#### What to work on
Copy the data that follows exactly. Include no pictures.

#### Records for processing

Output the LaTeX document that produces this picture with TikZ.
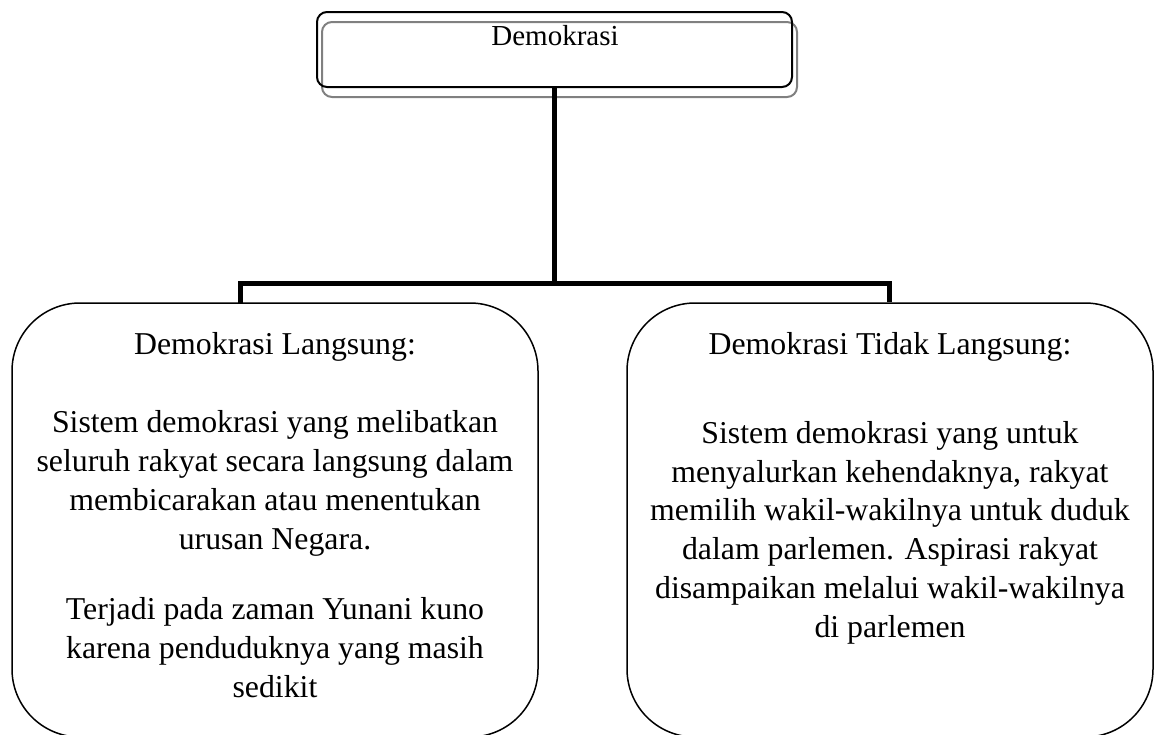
\documentclass[tikz,border=0pt]{standalone}
\usepackage{fontspec}
\setmainfont{Liberation Serif}
\begin{document}
\begin{tikzpicture}[x=1pt,y=-1pt,
  topbox/.style={draw=black,line width=2pt,rounded corners=10pt,minimum width=475pt,minimum height=75pt,inner sep=0pt},
  shadowbox/.style={draw=black!50,line width=2pt,rounded corners=10pt,minimum width=475pt,minimum height=75pt,inner sep=0pt},
  bigbox/.style={draw=black,line width=1.5pt,rounded corners=68pt,minimum width=526pt,minimum height=434pt,inner sep=0pt},
  conn/.style={draw=black,line width=5pt,line join=miter},
  txt/.style={inner sep=0pt,align=center,anchor=base,font=\fontsize{31.8pt}{38.7pt}\selectfont},
  toptxt/.style={inner sep=0pt,anchor=base,font=\fontsize{29pt}{34pt}\selectfont}]
\useasboundingbox (0,0) rectangle (1156,734);
% top box
\node[shadowbox] (sh) at (559.5,59.5) {};
\node[topbox] (top) at (554.5,49.5) {};
\node[toptxt] (toplabel) at (555,45) {Demokrasi};
% lower boxes
\node[bigbox] (L) at (275,520) {};
\node[bigbox] (R) at (890,520) {};
% texts (anchor base = baseline of the last line)
\node[txt] (Lh) at (275,354) {Demokrasi Langsung:};
\node[txt] (Lp1) at (275,549) {Sistem demokrasi yang melibatkan\\seluruh rakyat secara langsung dalam\\membicarakan atau menentukan\\urusan Negara.};
\node[txt] (Lp2) at (275,697) {Terjadi pada zaman Yunani kuno\\karena penduduknya yang masih\\sedikit};
\node[txt] (Rh) at (890,354) {Demokrasi Tidak Langsung:};
\node[txt] (Rp1) at (890,637) {Sistem demokrasi yang untuk\\menyalurkan kehendaknya, rakyat\\memilih wakil-wakilnya untuk duduk\\dalam parlemen. Aspirasi rakyat\\disampaikan melalui wakil-wakilnya\\di parlemen};
% connectors
\coordinate (j) at (554,283);
\coordinate (lt) at (240,303);
\draw[conn] (top.south -| j) -- (j);
\draw[conn] (238,283) -- (891.5,283);
\draw[conn] (lt) -- (lt |- j);
\draw[conn] (R.north -| 889,0) -- (889,283);
\end{tikzpicture}
\end{document}
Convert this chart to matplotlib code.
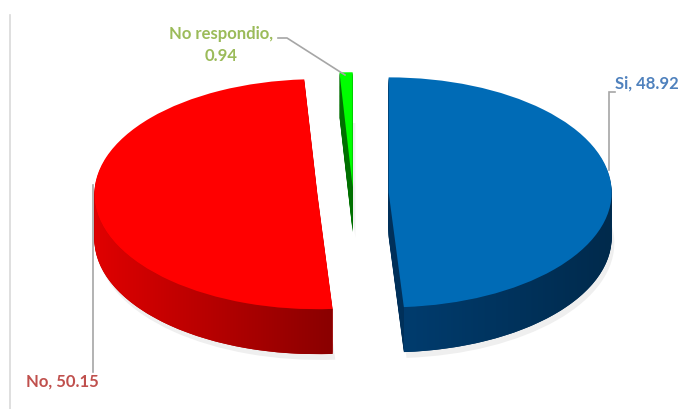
import numpy as np
import matplotlib.pyplot as plt
from matplotlib.colors import LinearSegmentedColormap
from matplotlib.patches import Polygon

# data
labels = ["Si", "No", "No respondio"]
values = [48.92, 50.15, 0.94]
explode = [0.16, 0.16, 0.05]
top_colors = ["#006bb6", "#ff0000", "#00ff00"]
side_colors = ["#00305a", "#b50000", "#007000"]
side_grad = [("#003c6e", "#002a4c"), ("#e00000", "#8a0000"), None]
label_colors = ["#4f81bd", "#c0504d", "#9bbb59"]

W, H = 683, 409
cx, cy = 353, 193          # pie centre in pixels (from top-left)
ax_px, ay_px = 223, 115    # ellipse semi-axes in pixels
depth = 45                 # thickness in pixels


def px(x, y):
    # pixel position (from top-left) -> data coords
    return (x - cx) / ax_px, (cy - y) / ay_px


plt.rcParams['font.family'] = ['Lato', 'DejaVu Sans']
fig = plt.figure(figsize=(W / 100, H / 100), dpi=100)
ax = fig.add_axes([0, 0, 1, 1])

d = depth / ay_px

# faint drop shadow
ax.pie(values, explode=explode, colors=["#efefef"] * 3, startangle=90,
       counterclock=False, center=(0.012, -d - 0.05),
       wedgeprops=dict(linewidth=0))

# extruded sides: stack darker pies downwards
n = 40
for i in range(n):
    ax.pie(values, explode=explode, colors=side_colors, startangle=90,
           counterclock=False, center=(0, -d * (1 - i / n)),
           wedgeprops=dict(linewidth=0))
# top faces
wedges, _ = ax.pie(values, explode=explode, colors=top_colors, startangle=90,
                   counterclock=False, center=(0, 0),
                   wedgeprops=dict(linewidth=0, zorder=5))

# horizontal shading of the curved front walls
for w, grad in zip(wedges, side_grad):
    if grad is None:
        continue
    th = np.radians(np.linspace(w.theta1, w.theta2, 400))
    th = th[np.sin(th) < 0]          # front (lower) half of the rim only
    x0, y0 = w.center
    xs = x0 + np.cos(th)
    ys = y0 + np.sin(th)
    poly = np.vstack([np.column_stack([xs, ys]),
                      np.column_stack([xs[::-1], ys[::-1] - d])])
    clip = Polygon(poly, closed=True, transform=ax.transData)
    cmap = LinearSegmentedColormap.from_list("g", list(grad))
    img = ax.imshow(np.linspace(0, 1, 256)[None, :], cmap=cmap, aspect='auto',
                    extent=(xs.min(), xs.max(), ys.min() - d, ys.max()),
                    zorder=3, interpolation='bilinear')
    img.set_clip_path(clip)

ax.set_aspect('auto')
ax.set_xlim(-cx / ax_px, (W - cx) / ax_px)
ax.set_ylim(-(H - cy) / ay_px, cy / ay_px)
ax.axis('off')

# leader lines
lc = "#a6a6a6"
for pts in ([(615, 92), (609, 92), (609, 170)],
            [(93, 185), (93, 372)],
            [(278, 38), (287, 38), (345, 75)]):
    xs, ys = zip(*[px(*p) for p in pts])
    ax.plot(xs, ys, color=lc, lw=1.2, solid_joinstyle='miter', zorder=6)

# data labels
fs = 12
ax.text(*px(615, 84), f"{labels[0]}, {values[0]:.2f}", color=label_colors[0],
        fontsize=fs, fontweight='bold', ha='left', va='center')
ax.text(*px(26, 382), f"{labels[1]}, {values[1]:.2f}", color=label_colors[1],
        fontsize=fs, fontweight='bold', ha='left', va='center')
ax.text(*px(221, 45), f"{labels[2]},\n{values[2]:.2f}", color=label_colors[2],
        fontsize=fs, fontweight='bold', ha='center', va='center',
        multialignment='center', linespacing=1.45)

# faint left border of the chart area
ax.plot(*zip(px(10, 15), px(10, 409)), color="#d9d9d9", lw=1.2)

fig.savefig("out.png", dpi=100)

#### Written solution
Output the LaTeX document that produces this picture with TikZ.
\documentclass[tikz,border=0pt]{standalone}
\usepackage{fontspec}
\setmainfont{Liberation Serif}
\begin{document}
\begin{tikzpicture}[x=1pt,y=-1pt,
  topbox/.style={draw=black,line width=2pt,rounded corners=10pt,minimum width=475pt,minimum height=75pt,inner sep=0pt},
  shadowbox/.style={draw=black!50,line width=2pt,rounded corners=10pt,minimum width=475pt,minimum height=75pt,inner sep=0pt},
  bigbox/.style={draw=black,line width=1.5pt,rounded corners=68pt,minimum width=526pt,minimum height=434pt,inner sep=0pt},
  conn/.style={draw=black,line width=5pt,line join=miter},
  txt/.style={inner sep=0pt,align=center,anchor=base,font=\fontsize{31.8pt}{38.7pt}\selectfont},
  toptxt/.style={inner sep=0pt,anchor=base,font=\fontsize{29pt}{34pt}\selectfont}]
\useasboundingbox (0,0) rectangle (1156,734);
% top box
\node[shadowbox] (sh) at (559.5,59.5) {};
\node[topbox] (top) at (554.5,49.5) {};
\node[toptxt] (toplabel) at (555,45) {Demokrasi};
% lower boxes
\node[bigbox] (L) at (275,520) {};
\node[bigbox] (R) at (890,520) {};
% texts (anchor base = baseline of the last line)
\node[txt] (Lh) at (275,354) {Demokrasi Langsung:};
\node[txt] (Lp1) at (275,549) {Sistem demokrasi yang melibatkan\\seluruh rakyat secara langsung dalam\\membicarakan atau menentukan\\urusan Negara.};
\node[txt] (Lp2) at (275,697) {Terjadi pada zaman Yunani kuno\\karena penduduknya yang masih\\sedikit};
\node[txt] (Rh) at (890,354) {Demokrasi Tidak Langsung:};
\node[txt] (Rp1) at (890,637) {Sistem demokrasi yang untuk\\menyalurkan kehendaknya, rakyat\\memilih wakil-wakilnya untuk duduk\\dalam parlemen. Aspirasi rakyat\\disampaikan melalui wakil-wakilnya\\di parlemen};
% connectors
\coordinate (j) at (554,283);
\coordinate (lt) at (240,303);
\draw[conn] (top.south -| j) -- (j);
\draw[conn] (238,283) -- (891.5,283);
\draw[conn] (lt) -- (lt |- j);
\draw[conn] (R.north -| 889,0) -- (889,283);
\end{tikzpicture}
\end{document}
Convert this chart to matplotlib code.
import numpy as np
import matplotlib.pyplot as plt
from matplotlib.colors import LinearSegmentedColormap
from matplotlib.patches import Polygon

# data
labels = ["Si", "No", "No respondio"]
values = [48.92, 50.15, 0.94]
explode = [0.16, 0.16, 0.05]
top_colors = ["#006bb6", "#ff0000", "#00ff00"]
side_colors = ["#00305a", "#b50000", "#007000"]
side_grad = [("#003c6e", "#002a4c"), ("#e00000", "#8a0000"), None]
label_colors = ["#4f81bd", "#c0504d", "#9bbb59"]

W, H = 683, 409
cx, cy = 353, 193          # pie centre in pixels (from top-left)
ax_px, ay_px = 223, 115    # ellipse semi-axes in pixels
depth = 45                 # thickness in pixels


def px(x, y):
    # pixel position (from top-left) -> data coords
    return (x - cx) / ax_px, (cy - y) / ay_px


plt.rcParams['font.family'] = ['Lato', 'DejaVu Sans']
fig = plt.figure(figsize=(W / 100, H / 100), dpi=100)
ax = fig.add_axes([0, 0, 1, 1])

d = depth / ay_px

# faint drop shadow
ax.pie(values, explode=explode, colors=["#efefef"] * 3, startangle=90,
       counterclock=False, center=(0.012, -d - 0.05),
       wedgeprops=dict(linewidth=0))

# extruded sides: stack darker pies downwards
n = 40
for i in range(n):
    ax.pie(values, explode=explode, colors=side_colors, startangle=90,
           counterclock=False, center=(0, -d * (1 - i / n)),
           wedgeprops=dict(linewidth=0))
# top faces
wedges, _ = ax.pie(values, explode=explode, colors=top_colors, startangle=90,
                   counterclock=False, center=(0, 0),
                   wedgeprops=dict(linewidth=0, zorder=5))

# horizontal shading of the curved front walls
for w, grad in zip(wedges, side_grad):
    if grad is None:
        continue
    th = np.radians(np.linspace(w.theta1, w.theta2, 400))
    th = th[np.sin(th) < 0]          # front (lower) half of the rim only
    x0, y0 = w.center
    xs = x0 + np.cos(th)
    ys = y0 + np.sin(th)
    poly = np.vstack([np.column_stack([xs, ys]),
                      np.column_stack([xs[::-1], ys[::-1] - d])])
    clip = Polygon(poly, closed=True, transform=ax.transData)
    cmap = LinearSegmentedColormap.from_list("g", list(grad))
    img = ax.imshow(np.linspace(0, 1, 256)[None, :], cmap=cmap, aspect='auto',
                    extent=(xs.min(), xs.max(), ys.min() - d, ys.max()),
                    zorder=3, interpolation='bilinear')
    img.set_clip_path(clip)

ax.set_aspect('auto')
ax.set_xlim(-cx / ax_px, (W - cx) / ax_px)
ax.set_ylim(-(H - cy) / ay_px, cy / ay_px)
ax.axis('off')

# leader lines
lc = "#a6a6a6"
for pts in ([(615, 92), (609, 92), (609, 170)],
            [(93, 185), (93, 372)],
            [(278, 38), (287, 38), (345, 75)]):
    xs, ys = zip(*[px(*p) for p in pts])
    ax.plot(xs, ys, color=lc, lw=1.2, solid_joinstyle='miter', zorder=6)

# data labels
fs = 12
ax.text(*px(615, 84), f"{labels[0]}, {values[0]:.2f}", color=label_colors[0],
        fontsize=fs, fontweight='bold', ha='left', va='center')
ax.text(*px(26, 382), f"{labels[1]}, {values[1]:.2f}", color=label_colors[1],
        fontsize=fs, fontweight='bold', ha='left', va='center')
ax.text(*px(221, 45), f"{labels[2]},\n{values[2]:.2f}", color=label_colors[2],
        fontsize=fs, fontweight='bold', ha='center', va='center',
        multialignment='center', linespacing=1.45)

# faint left border of the chart area
ax.plot(*zip(px(10, 15), px(10, 409)), color="#d9d9d9", lw=1.2)

fig.savefig("out.png", dpi=100)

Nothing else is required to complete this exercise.